I did a lot of things today. But in a sense, I did very little. I followed through with almost everything that I’d set out to do. But when the sun set, and I was alone in my room, I realized just how depressed I really was.
I followed my schedule. I hurried around, trying not to be late, showing up to places, yet my mind was no where. I drank coffee, but it did not improve my mood like it sometimes seems to do. It only made me more restless. I ate food I liked, but it did not fill the void. I ate a Chinese pastry, and I got a stomachache. I passed out flyers, but the whole time I was self conscious and embarrassed. I jacked up my voice and I moved my muscles into something like a smile, but on the inside I just felt weird.

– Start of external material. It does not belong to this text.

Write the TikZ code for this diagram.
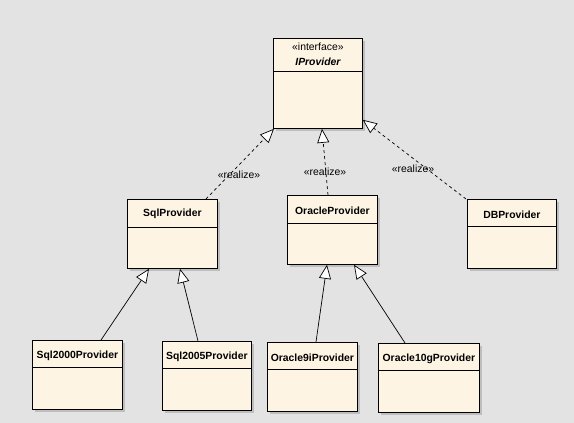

In my effort, in my planning, the goal was to succeed, but I only succeeded in stumbling and bumbling my way through hallways, social situations. Worrying, needlessly worrying about nothing, driving myself crazy, then sensing that people could tell I was worried, which made me even more worried. Then I tried to calculate the extent to which they actually cared. It sounds so stupid when I type it out. So I was dwelling on utter nonsense, seeking approval from the world.
Doubting, mistrusting, self-depricating, dying. That is what the world has taught me to do.
What did I do wrong? I don’t understand it. I tell myself to let Christ live in me, but I don’t feel it happening. I feel like I’m still driving the car, and He’s just screaming at me to make a U-turn before I wind up in Hell. Sorry for the really bad metaphor.
Life is so funny. You can tell yourself to do things for so long, and never end up doing them. And by that I mean, I have such a hard time opening up my heart for God.
I’m sorry this post was so negative. I was going for Ecclesiastical. My point was that nothing matters without God, and we are bound to fail one way or another without Him.